» What the exercise asks
Return the data exactly, with all pictures removed.

» Given material
---+---

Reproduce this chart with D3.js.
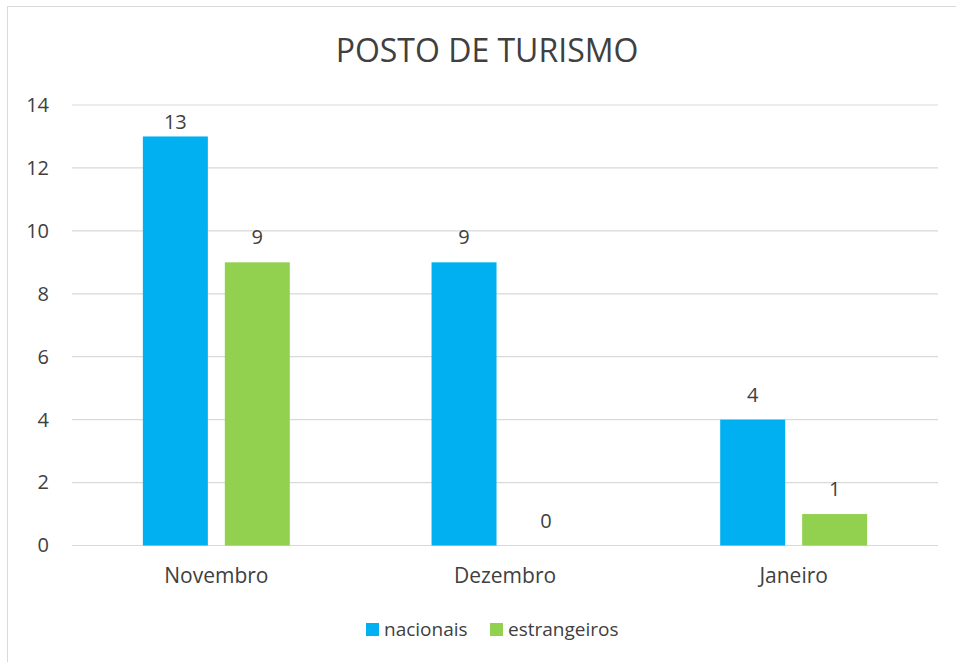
<!DOCTYPE html>
<html>
<head>
<meta charset="utf-8">
<script src="https://cdn.jsdelivr.net/npm/d3@7/dist/d3.min.js"></script>
<style>
  body { margin: 0; background: #fff; }
  svg text { font-family: "Open Sans", sans-serif; fill: #404040; }
</style>
</head>
<body>
<svg id="chart" width="956" height="662"></svg>
<script>
const categories = ["Novembro", "Dezembro", "Janeiro"];
const seriesNames = ["nacionais", "estrangeiros"];
const nacionais = [13, 9, 4];
const estrangeiros = [9, 0, 1];
const yTicks = [0, 2, 4, 6, 8, 10, 12, 14];
const colors = ["#00B0F0", "#92D050"];

const svg = d3.select("#chart");
const plotLeft = 72, plotRight = 938, plotTop = 105, plotBottom = 545.5;

// chart border
svg.append("rect")
  .attr("x", 7.5).attr("y", 6.5)
  .attr("width", 962).attr("height", 700)
  .attr("fill", "none").attr("stroke", "#d9d9d9").attr("stroke-width", 1);

svg.append("text")
  .attr("x", 487).attr("y", 62)
  .attr("text-anchor", "middle")
  .style("font-size", "32px")
  .text("POSTO DE TURISMO");

const x0 = d3.scaleBand().domain(categories).range([plotLeft, plotRight])
  .paddingInner(0.491).paddingOuter(0.2455);
const x1 = d3.scaleBand().domain(seriesNames).range([0, x0.bandwidth()])
  .paddingInner(0.207).paddingOuter(0);
const y = d3.scaleLinear().domain([0, 14]).range([plotBottom, plotTop]);

// gridlines
svg.append("g").selectAll("line").data(yTicks).join("line")
  .attr("x1", plotLeft).attr("x2", plotRight)
  .attr("y1", d => y(d)).attr("y2", d => y(d))
  .attr("stroke", "#d9d9d9").attr("stroke-width", 1.2);

// y axis labels
const yAxis = svg.append("g")
  .attr("transform", `translate(${plotLeft},0)`)
  .call(d3.axisLeft(y).tickValues(yTicks).tickSize(0).tickPadding(23));
yAxis.select(".domain").remove();
yAxis.selectAll("text").style("font-size", "20px").attr("fill", "#404040");

// x axis labels
const xAxis = svg.append("g")
  .attr("transform", `translate(0,${plotBottom})`)
  .call(d3.axisBottom(x0).tickSize(0).tickPadding(23));
xAxis.select(".domain").remove();
xAxis.selectAll("text").style("font-size", "21px").attr("fill", "#404040");

const rows = categories.map((c, i) => ({ cat: c, values: [nacionais[i], estrangeiros[i]] }));

const groups = svg.append("g").selectAll("g").data(rows).join("g")
  .attr("transform", d => `translate(${x0(d.cat)},0)`);

groups.selectAll("rect")
  .data(d => d.values.map((v, j) => ({ s: seriesNames[j], v, j })))
  .join("rect")
  .attr("x", d => x1(d.s))
  .attr("y", d => y(d.v))
  .attr("width", x1.bandwidth())
  .attr("height", d => y(0) - y(d.v))
  .attr("fill", d => colors[d.j]);

// value labels, kept inside the plot area like Excel does
groups.selectAll("text.lbl")
  .data(d => d.values.map((v, j) => ({ s: seriesNames[j], v, j })))
  .join("text")
  .attr("class", "lbl")
  .attr("x", d => x1(d.s) + x1.bandwidth() / 2)
  .attr("y", d => Math.max(y(d.v) - 18, plotTop + 24))
  .attr("text-anchor", "middle")
  .style("font-size", "20px")
  .text(d => d.v);

// legend
const legend = svg.append("g");
const legendX = [366, 490];
seriesNames.forEach((name, i) => {
  legend.append("rect")
    .attr("x", legendX[i]).attr("y", 623)
    .attr("width", 13).attr("height", 13)
    .attr("fill", colors[i]);
  legend.append("text")
    .attr("x", legendX[i] + 18).attr("y", 636)
    .style("font-size", "19px")
    .text(name);
});
</script>
</body>
</html>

---+---

» The reply
Reproduce this chart with D3.js.
<!DOCTYPE html>
<html>
<head>
<meta charset="utf-8">
<script src="https://cdn.jsdelivr.net/npm/d3@7/dist/d3.min.js"></script>
<style>
  body { margin: 0; background: #fff; }
  svg text { font-family: "Open Sans", sans-serif; fill: #404040; }
</style>
</head>
<body>
<svg id="chart" width="956" height="662"></svg>
<script>
const categories = ["Novembro", "Dezembro", "Janeiro"];
const seriesNames = ["nacionais", "estrangeiros"];
const nacionais = [13, 9, 4];
const estrangeiros = [9, 0, 1];
const yTicks = [0, 2, 4, 6, 8, 10, 12, 14];
const colors = ["#00B0F0", "#92D050"];

const svg = d3.select("#chart");
const plotLeft = 72, plotRight = 938, plotTop = 105, plotBottom = 545.5;

// chart border
svg.append("rect")
  .attr("x", 7.5).attr("y", 6.5)
  .attr("width", 962).attr("height", 700)
  .attr("fill", "none").attr("stroke", "#d9d9d9").attr("stroke-width", 1);

svg.append("text")
  .attr("x", 487).attr("y", 62)
  .attr("text-anchor", "middle")
  .style("font-size", "32px")
  .text("POSTO DE TURISMO");

const x0 = d3.scaleBand().domain(categories).range([plotLeft, plotRight])
  .paddingInner(0.491).paddingOuter(0.2455);
const x1 = d3.scaleBand().domain(seriesNames).range([0, x0.bandwidth()])
  .paddingInner(0.207).paddingOuter(0);
const y = d3.scaleLinear().domain([0, 14]).range([plotBottom, plotTop]);

// gridlines
svg.append("g").selectAll("line").data(yTicks).join("line")
  .attr("x1", plotLeft).attr("x2", plotRight)
  .attr("y1", d => y(d)).attr("y2", d => y(d))
  .attr("stroke", "#d9d9d9").attr("stroke-width", 1.2);

// y axis labels
const yAxis = svg.append("g")
  .attr("transform", `translate(${plotLeft},0)`)
  .call(d3.axisLeft(y).tickValues(yTicks).tickSize(0).tickPadding(23));
yAxis.select(".domain").remove();
yAxis.selectAll("text").style("font-size", "20px").attr("fill", "#404040");

// x axis labels
const xAxis = svg.append("g")
  .attr("transform", `translate(0,${plotBottom})`)
  .call(d3.axisBottom(x0).tickSize(0).tickPadding(23));
xAxis.select(".domain").remove();
xAxis.selectAll("text").style("font-size", "21px").attr("fill", "#404040");

const rows = categories.map((c, i) => ({ cat: c, values: [nacionais[i], estrangeiros[i]] }));

const groups = svg.append("g").selectAll("g").data(rows).join("g")
  .attr("transform", d => `translate(${x0(d.cat)},0)`);

groups.selectAll("rect")
  .data(d => d.values.map((v, j) => ({ s: seriesNames[j], v, j })))
  .join("rect")
  .attr("x", d => x1(d.s))
  .attr("y", d => y(d.v))
  .attr("width", x1.bandwidth())
  .attr("height", d => y(0) - y(d.v))
  .attr("fill", d => colors[d.j]);

// value labels, kept inside the plot area like Excel does
groups.selectAll("text.lbl")
  .data(d => d.values.map((v, j) => ({ s: seriesNames[j], v, j })))
  .join("text")
  .attr("class", "lbl")
  .attr("x", d => x1(d.s) + x1.bandwidth() / 2)
  .attr("y", d => Math.max(y(d.v) - 18, plotTop + 24))
  .attr("text-anchor", "middle")
  .style("font-size", "20px")
  .text(d => d.v);

// legend
const legend = svg.append("g");
const legendX = [366, 490];
seriesNames.forEach((name, i) => {
  legend.append("rect")
    .attr("x", legendX[i]).attr("y", 623)
    .attr("width", 13).attr("height", 13)
    .attr("fill", colors[i]);
  legend.append("text")
    .attr("x", legendX[i] + 18).attr("y", 636)
    .style("font-size", "19px")
    .text(name);
});
</script>
</body>
</html>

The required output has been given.